Inventory shrinkage is the general term for lost, stolen or damaged inventory. Any business that sells inventory items can encounter shrinkage, which can stem from causes such as theft, poor management practices and natural disasters. You enter an expense for inventory losses on your financial books. You can receive a tax deduction for your loss in two different ways.

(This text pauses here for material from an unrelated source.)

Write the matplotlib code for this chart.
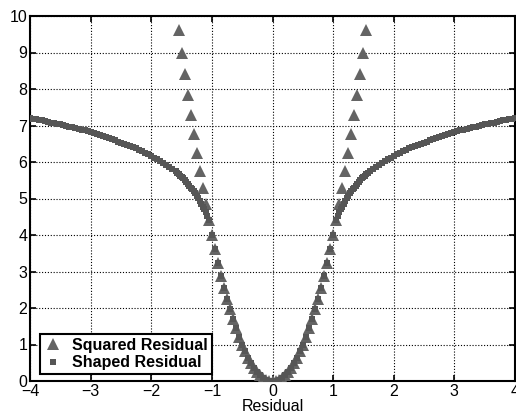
import matplotlib
matplotlib.use("Agg")
import matplotlib.pyplot as plt

plt.rcParams['font.family'] = ['Liberation Sans', 'DejaVu Sans']

# Squared residual (triangles)
squared_x = [-1.55, -1.50, -1.45, -1.40, -1.35, -1.30, -1.25, -1.20, -1.15, -1.10,
             -1.05, -1.00, -0.95, -0.90, -0.85, -0.80, -0.75, -0.70, -0.65, -0.60,
             -0.55, -0.50, -0.45, -0.40, -0.35, -0.30, -0.25, -0.20, -0.15, -0.10,
             -0.05, 0.00, 0.05, 0.10, 0.15, 0.20, 0.25, 0.30, 0.35, 0.40,
             0.45, 0.50, 0.55, 0.60, 0.65, 0.70, 0.75, 0.80, 0.85, 0.90,
             0.95, 1.00, 1.05, 1.10, 1.15, 1.20, 1.25, 1.30, 1.35, 1.40,
             1.45, 1.50, 1.55]
squared_y = [9.61, 9.00, 8.41, 7.84, 7.29, 6.76, 6.25, 5.76, 5.29, 4.84,
             4.41, 4.00, 3.61, 3.24, 2.89, 2.56, 2.25, 1.96, 1.69, 1.44,
             1.21, 1.00, 0.81, 0.64, 0.49, 0.36, 0.25, 0.16, 0.09, 0.04,
             0.01, 0.00, 0.01, 0.04, 0.09, 0.16, 0.25, 0.36, 0.49, 0.64,
             0.81, 1.00, 1.21, 1.44, 1.69, 1.96, 2.25, 2.56, 2.89, 3.24,
             3.61, 4.00, 4.41, 4.84, 5.29, 5.76, 6.25, 6.76, 7.29, 7.84,
             8.41, 9.00, 9.61]

# Shaped residual (squares), left half
shaped_x_left = [-4.00, -3.95, -3.90, -3.85, -3.80, -3.75, -3.70, -3.65, -3.60, -3.55,
                 -3.50, -3.45, -3.40, -3.35, -3.30, -3.25, -3.20, -3.15, -3.10, -3.05,
                 -3.00, -2.95, -2.90, -2.85, -2.80, -2.75, -2.70, -2.65, -2.60, -2.55,
                 -2.50, -2.45, -2.40, -2.35, -2.30, -2.25, -2.20, -2.15, -2.10, -2.05,
                 -2.00, -1.95, -1.90, -1.85, -1.80, -1.75, -1.70, -1.65,
                 -1.600, -1.575, -1.550, -1.525, -1.500, -1.475, -1.450, -1.425, -1.400,
                 -1.375, -1.350, -1.325, -1.300, -1.275, -1.250, -1.225, -1.200, -1.175,
                 -1.150, -1.125, -1.100, -1.075, -1.050,
                 -1.00, -0.95, -0.90, -0.85, -0.80, -0.75, -0.70, -0.65, -0.60, -0.55,
                 -0.50, -0.45, -0.40, -0.35, -0.30, -0.25, -0.20, -0.15, -0.10, -0.05]
shaped_y_left = [7.20, 7.18, 7.17, 7.15, 7.14, 7.12, 7.10, 7.08, 7.07, 7.05,
                 7.03, 7.01, 6.99, 6.97, 6.95, 6.93, 6.91, 6.89, 6.87, 6.85,
                 6.83, 6.80, 6.77, 6.74, 6.71, 6.68, 6.65, 6.62, 6.59, 6.56,
                 6.53, 6.50, 6.47, 6.44, 6.40, 6.37, 6.33, 6.29, 6.25, 6.21,
                 6.17, 6.12, 6.07, 6.02, 5.97, 5.92, 5.86, 5.80,
                 5.74, 5.71, 5.67, 5.63, 5.59, 5.55, 5.50, 5.45, 5.40,
                 5.35, 5.30, 5.25, 5.20, 5.14, 5.08, 5.01, 4.93, 4.86,
                 4.78, 4.70, 4.62, 4.52, 4.41,
                 4.00, 3.61, 3.24, 2.89, 2.56, 2.25, 1.96, 1.69, 1.44, 1.21,
                 1.00, 0.81, 0.64, 0.49, 0.36, 0.25, 0.16, 0.09, 0.04, 0.01]

# Shaped residual (squares), right half
shaped_x_right = [0.00, 0.05, 0.10, 0.15, 0.20, 0.25, 0.30, 0.35, 0.40, 0.45,
                  0.50, 0.55, 0.60, 0.65, 0.70, 0.75, 0.80, 0.85, 0.90, 0.95, 1.00,
                  1.050, 1.075, 1.100, 1.125, 1.150, 1.175, 1.200, 1.225, 1.250,
                  1.275, 1.300, 1.325, 1.350, 1.375, 1.400, 1.425, 1.450, 1.475,
                  1.500, 1.525, 1.550, 1.575, 1.600,
                  1.65, 1.70, 1.75, 1.80, 1.85, 1.90, 1.95, 2.00,
                  2.05, 2.10, 2.15, 2.20, 2.25, 2.30, 2.35, 2.40, 2.45, 2.50,
                  2.55, 2.60, 2.65, 2.70, 2.75, 2.80, 2.85, 2.90, 2.95, 3.00,
                  3.05, 3.10, 3.15, 3.20, 3.25, 3.30, 3.35, 3.40, 3.45, 3.50,
                  3.55, 3.60, 3.65, 3.70, 3.75, 3.80, 3.85, 3.90, 3.95, 4.00]
shaped_y_right = [0.00, 0.01, 0.04, 0.09, 0.16, 0.25, 0.36, 0.49, 0.64, 0.81,
                  1.00, 1.21, 1.44, 1.69, 1.96, 2.25, 2.56, 2.89, 3.24, 3.61, 4.00,
                  4.41, 4.52, 4.62, 4.70, 4.78, 4.86, 4.93, 5.01, 5.08,
                  5.14, 5.20, 5.25, 5.30, 5.35, 5.40, 5.45, 5.50, 5.55,
                  5.59, 5.63, 5.67, 5.71, 5.74,
                  5.80, 5.86, 5.92, 5.97, 6.02, 6.07, 6.12, 6.17,
                  6.21, 6.25, 6.29, 6.33, 6.37, 6.40, 6.44, 6.47, 6.50, 6.53,
                  6.56, 6.59, 6.62, 6.65, 6.68, 6.71, 6.74, 6.77, 6.80, 6.83,
                  6.85, 6.87, 6.89, 6.91, 6.93, 6.95, 6.97, 6.99, 7.01, 7.03,
                  7.05, 7.07, 7.08, 7.10, 7.12, 7.14, 7.15, 7.17, 7.18, 7.20]

shaped_x = shaped_x_left + shaped_x_right
shaped_y = shaped_y_left + shaped_y_right

x_ticks = [-4, -3, -2, -1, 0, 1, 2, 3, 4]
y_ticks = [0, 1, 2, 3, 4, 5, 6, 7, 8, 9, 10]

fig = plt.figure(figsize=(5.16, 4.17), dpi=100)
ax = fig.add_axes([30 / 516, 36 / 417, 485 / 516, 365 / 417])

ax.plot(squared_x, squared_y, linestyle='none', marker='^', markersize=8.2,
        color='#646464', markeredgewidth=0, label='Squared Residual', zorder=3)
ax.plot(shaped_x, shaped_y, linestyle='none', marker='s', markersize=4.4,
        color='#565656', markeredgewidth=0, label='Shaped Residual', zorder=4)

ax.set_xlim(-4, 4)
ax.set_ylim(0, 10)
ax.set_xticks(x_ticks)
ax.set_yticks(y_ticks)
ax.tick_params(direction='in', length=4, width=1.2, top=True, right=True,
               labelsize=11.5, pad=2, colors='black')
ax.grid(True, linestyle=(0, (1.0, 1.6)), color='black', linewidth=0.8)
for s in ax.spines.values():
    s.set_linewidth(1.5)

ax.set_xlabel('Residual', fontsize=11.5, labelpad=0)

leg = ax.legend(loc='lower left', bbox_to_anchor=(0.02, 0.018), borderaxespad=0,
                numpoints=1, fancybox=False, framealpha=1, edgecolor='black',
                prop={'weight': 'bold', 'size': 11.5}, handlelength=1.2,
                handletextpad=0.6, borderpad=0.25, labelspacing=0.15)
leg.get_frame().set_linewidth(1.5)

fig.savefig('out.png', dpi=100)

To account for a loss of inventory, you create a transaction that credits the inventory asset account for the loss. The offsetting debit depends on the size of the loss. For relatively small losses, you can debit your cost of goods sold account directly. However, for large losses such as those arising from natural disasters, debiting COGS substantially reduces your gross profits and requires explanation. In this case, you might prefer to debit an expense account especially created to record losses from shrinkage. In this way, you don’t distort your gross profits with an extraordinary loss.
Generally accepted accounting principles require you to match expenses to the periods in which they occur. For this reason, companies might establish special reserve accounts for shrinkage losses. You first must estimate your shrinkage loss at the beginning of the period. Credit a contra-asset account with a name like “allowance for inventory losses” or “shrinkage reserve” for your estimated loss, and debit an expense account or COGS for the same amount. When you discover actual losses, debit your reserve account and credit inventory by the loss amount.
The Internal Revenue Service allows you to deduct shrinkage losses. You have the option of incorporating the loss into your COGS or reporting it separately. Shrinkage reduces your ending inventory and thus increases your COGS, which is the cost of beginning inventory plus inventory purchases minus ending inventory. This has the effect of lowering your gross profit and your taxable income. The net effect is a tax savings: the amount of loss multiplied by your tax bracket. For example, if $10,000 of uninsured inventory disappears and you are in the 25 percent bracket, you’ll save $2,500 in taxes.
If you prefer, you can deduct inventory shrinkage costs separately using IRS Form 4684. If you take this route, you must reduce your beginning inventory or purchases by the amount of the loss. This will lower your COGS so that you don’t double count the loss. With either method, you must first file a claim if your lost inventory was insured, but lack of insurance will not bar you from taking the deduction. If you expect reimbursement, reduce your loss by this amount and exclude the reimbursement from gross income. If the year ends before you receive your insurance reimbursement, estimate and deduct the unreimbursed loss.
Sometimes, you recover stolen inventory. If this occurs after you’ve taken a deduction for the loss, you must refigure your loss. The IRS has you revalue the recovered inventory at the lesser of its cost basis or its decrease in fair market value, or FMV. The cost basis is the amount you paid for the inventory minus any reimbursement you receive for its loss. FMV is the amount the inventory would fetch in the free marketplace. You measure the loss of FMV from the date you discover the theft to the date the inventory is recovered. If your refigured loss is less than your deducted loss, report the difference as income in the recovery year.